The City of Toronto must immediately review policies and reject all attempts by malign foreign states to hijack public spaces in our city to advance their own false narratives in order to manipulate our citizens, writes Marcus Kolga. 

By Marcus Kolga, March 9, 2020 

Last Spring, an application was made to the City of Toronto to have a street named in honour of a respected Russian pro-democracy opposition leader Boris Nemtsov, who was assassinated five years ago just steps away from the Kremlin.

Boris Nemtsov was beloved by Russians as a beacon of hope for democracy, human rights and the rule-of-law.

For others, including those in Ukraine, The Baltic States and Europe, Nemtsov represented a leader who, given the opportunity, would create a friendly, trustworthy and dependable partner in a Russia otherwise headed towards imperialism and bloody conflict under Vladimir Putin.

Nemtsov was dedicated to guiding Russia towards a European future, that respected the rights of its neighbours.

He built bridges between communities and nations.

Unlike Vladimir Putin, who commands respect through fear and intimidation, Nemtsov was respected by Western leaders for his honesty and commitment to their shared values.

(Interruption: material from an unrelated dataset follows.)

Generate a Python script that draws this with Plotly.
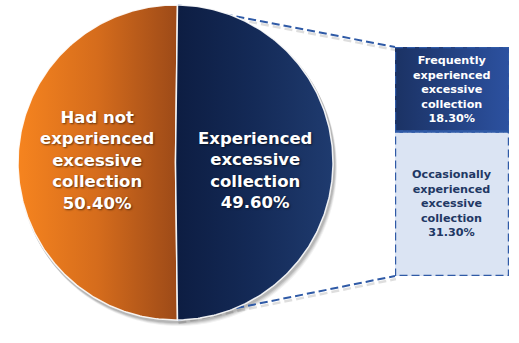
import numpy as np
import plotly.graph_objects as go

# ---- data ----
pie_labels = ["Had not<br>experienced<br>excessive<br>collection",
              "Experienced<br>excessive<br>collection"]
pie_values = [50.40, 49.60]

bar_labels = ["Frequently<br>experienced<br>excessive<br>collection",
              "Occasionally<br>experienced<br>excessive<br>collection"]
bar_values = [18.30, 31.30]

# ---- layout constants (pixels) ----
W, H = 519, 343
CX, CY, R = 175.5, 162.5, 157.5
BAR_LEFT, BAR_RIGHT, BAR_TOP, BAR_BOTTOM = 395, 509, 47, 276

BLUE_LINE = "#2f5aa6"
DASH = "8px,4px"

fig = go.Figure()


def arc(a0, a1, n=240, cx=CX, cy=CY, r=R):
    """Points on the circle, angles in degrees clockwise from 12 o'clock."""
    t = np.radians(np.linspace(a0, a1, n))
    return cx + r * np.sin(t), cy - r * np.cos(t)


# slice angles: the split slice is centred on the right side
total = sum(pie_values)
span_split = pie_values[1] / total * 360.0
a_start = 90 - span_split / 2
a_end = 90 + span_split / 2
slices = [
    (a_end, a_start + 360, ["#f6841f", "#d56c1c", "#9d4a18"]),   # orange slice
    (a_start, a_end, ["#0d1d42", "#142a57", "#1f3b6f"]),          # navy slice
]

# soft drop shadow under the pie
for off, alpha in [(5, 0.05), (4, 0.07), (3, 0.09), (2, 0.10)]:
    sx, sy = arc(0, 360, cx=CX + off * 0.6, cy=CY + off, r=R + 1.0)
    fig.add_trace(go.Scatter(x=sx, y=sy, fill="toself", mode="none",
                             fillcolor=f"rgba(0,0,0,{alpha})",
                             hoverinfo="skip", showlegend=False))

# connector shadows and connectors (pie covers their inner ends)
ends_pie = [arc(a_start, a_start, 1), arc(a_end, a_end, 1)]
bar_corners = [(BAR_LEFT, BAR_TOP), (BAR_LEFT, BAR_BOTTOM)]
for (px, py), (bx, by) in zip(ends_pie, bar_corners):
    fig.add_trace(go.Scatter(x=[px[0] + 1, bx + 1], y=[py[0] + 3, by + 3],
                             mode="lines",
                             line=dict(color="rgba(0,0,0,0.13)", width=2.5, dash=DASH),
                             hoverinfo="skip", showlegend=False))
    fig.add_trace(go.Scatter(x=[px[0], bx], y=[py[0], by], mode="lines",
                             line=dict(color=BLUE_LINE, width=2, dash=DASH),
                             hoverinfo="skip", showlegend=False))

# pie slices with horizontal gradients
for (a0, a1, cols), lab, val in zip(slices, pie_labels, pie_values):
    ax_, ay_ = arc(a0, a1)
    xs = np.concatenate([[CX], ax_, [CX]])
    ys = np.concatenate([[CY], ay_, [CY]])
    fig.add_trace(go.Scatter(
        x=xs, y=ys, fill="toself", mode="lines",
        line=dict(color="rgba(255,255,255,0.9)", width=1.5),
        fillgradient=dict(type="horizontal",
                          colorscale=[[0, cols[0]], [0.5, cols[1]], [1, cols[2]]]),
        name=lab.replace("<br>", " "), hoverinfo="name", showlegend=False))

# pie labels
pie_text_pos = [(97, 160), (255, 170)]
for lab, val, (tx, ty) in zip(pie_labels, pie_values, pie_text_pos):
    fig.add_annotation(
        x=tx, y=ty, xref="x", yref="y", showarrow=False,
        text=f"<b>{lab}<br>{val:.2f}%</b>", align="center",
        font=dict(family="DejaVu Sans", size=16.5, color="white",
                  shadow="1px 1px 2px rgba(0,0,0,0.55)"))

# ---- bar of the split slice (own axes) ----
bar_total = sum(bar_values)
bar_fills = [dict(type="horizontal", colorscale=[[0, "#1b3264"], [1, "#2c51a0"]]),
             None]
bar_solid = [None, "#dbe4f3"]
bar_text_col = ["white", "#1f3864"]

# bar shadow
fig.add_trace(go.Scatter(x=[0.03, 1.03, 1.03, 0.03, 0.03],
                         y=[2, 2, bar_total + 1.2, bar_total + 1.2, 2],
                         xaxis="x2", yaxis="y2", fill="toself", mode="none",
                         fillcolor="rgba(0,0,0,0.12)", hoverinfo="skip",
                         showlegend=False))

base = 0.0
for lab, val, grad, solid, tc in zip(bar_labels, bar_values, bar_fills,
                                     bar_solid, bar_text_col):
    y0, y1 = base, base + val
    kw = dict(fillgradient=grad) if grad else dict(fillcolor=solid)
    fig.add_trace(go.Scatter(x=[0, 1, 1, 0, 0], y=[y0, y0, y1, y1, y0],
                             xaxis="x2", yaxis="y2", fill="toself", mode="none",
                             name=lab.replace("<br>", " "), hoverinfo="name",
                             showlegend=False, **kw))
    fig.add_shape(type="rect", xref="x2", yref="y2", x0=0, x1=1, y0=y0, y1=y1,
                  line=dict(color=BLUE_LINE, width=2.4, dash=DASH), layer="above")
    fig.add_annotation(x=0.5, y=(y0 + y1) / 2, xref="x2", yref="y2",
                       showarrow=False, align="center",
                       text=f"<b>{lab}<br>{val:.2f}%</b>",
                       font=dict(family="DejaVu Sans", size=11.2, color=tc))
    base = y1

fig.update_layout(
    width=W, height=H, margin=dict(l=0, r=0, t=0, b=0),
    paper_bgcolor="white", plot_bgcolor="white",
    xaxis=dict(range=[0, W], visible=False, domain=[0, 1]),
    yaxis=dict(range=[H, 0], visible=False, domain=[0, 1]),
    xaxis2=dict(range=[0, 1], visible=False,
                domain=[BAR_LEFT / W, BAR_RIGHT / W], anchor="y2"),
    yaxis2=dict(range=[bar_total, 0], visible=False,
                domain=[1 - BAR_BOTTOM / H, 1 - BAR_TOP / H], anchor="x2"),
    showlegend=False,
)

fig.write_html("out.html")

When Nemtsov came to Toronto in 2012, he warned Canadians about Putin’s corruption, the repression of rights in Russia, and the threat he posed to neighbouring states.

He warned us not to remain complacent and to maintain our guard. The application of Magnitsky sanctions against Putin’s oligarchs and corrupt officials were one way that we could help stop him.

Yet, we repeatedly failed to heed Nemtsov’s warnings.

Crimea is now illegally occupied, along with parts of Georgia.

Shelling by Russian forces in Eastern Ukraine continues despite a cease fire.

Russian airstrikes have killed at least 20,000 in Syria while anti-LGBTQ concentration camps operate in the Russian republic of Chechnya.

The Russian arctic has become a massive military base aimed at securing dubious claims on resources, as the Kremlin’s information warfare continues to threaten and destabilize Western democracies.

Terrified of his message of hope and work to expose Putin’s corruption and abuses, Russian authorities harassed and arrested Nemtsov repeatedly, seeking to intimidate him into silence.

I had breakfast with Boris Nemtsov in Tallinn, Estonia, a week before the infamous Bolotnaya Square rallies in May 2012 and asked him if he was afraid.

He told me “no, I’m not afraid if countries like yours [Canada] support us — you guys are like our insurance policy.”

Boris was silenced with seven bullets on February 27, 2015 — just hours after appealing to Russians to join a march against Putin’s war in Ukraine

While cities like Washington D.C., Kyiv, Vilnius and now Prague have honoured Boris Nemtsov by naming streets and squares in his honour, last year, The City of Toronto Parks department cynically rejected a proposal to do the same on small street inside Earl Bales Park in North York.

In addition to being proposed by the Central and Eastern European Council in Canada, which represents the interests of over 4 million Canadians of Central and Eastern European heritage, the proposal was supported by hundreds of local residents and members of the Russian community.

The diversity of the communities, here in Toronto, who support the proposal are a testament to the positive impact Nemtsov had around the world.

The city has cited vague concerns about upsetting geopolitical relations as the reason for rejecting the proposal – which sounds an awful lot like it’s being cowed and intimidated by a foreign government.

A public consultation survey about the street naming was posted to the city’s website, that allowed for anonymous users to submit multiple surveys by simply masking IP addresses.

The Kremlin has not shied away from efforts to suppress Boris Nemtsov’s legacy including any efforts to memorialize him and all that he represented.

It would not have taken much effort by staff at the Russian Ministry of Foreign Affairs, or the St. Petersburg troll factory, to undertake such an effort, given the flimsy nature of the public consultation.

Adding to this disappointment was the recent decision by the City of Toronto to allow the Russian Consulate in Toronto (the official representative of Vladimir Putin in the city) to book space in the rotunda of City Hall — one of the most highly visible municipal spaces in Toronto — to display Kremlin-produced historical propaganda.

It is difficult to comprehend how the Nemtsov street naming project, which fulfilled all City requirements, was rejected while a Russian Government initiated and sponsored historical propaganda exhibit — which conflicts with multiple sections of the city display policies and guidelines — was allowed to proceed.

Councillors and staff at the city of Toronto, must demonstrate greater sensitivity and understanding of the world around them.

The Mayor and Council should immediately revisit the decision to reject the naming of a street in Earl Bales Park in honour of this great Russian hero to demonstrate Toronto’s support for human rights, democracy and diversity.

The City must immediately review policies and reject all attempts by malign foreign states to hijack public spaces in our city to advance their own false narratives in order to manipulate our citizens.

Marcus Kolga is an analyst of foreign disinformation and a human rights activist. He is a Senior Fellow at The Macdonald-Laurier Institute’s Centre for Advancing Canada’s Interests Abroad.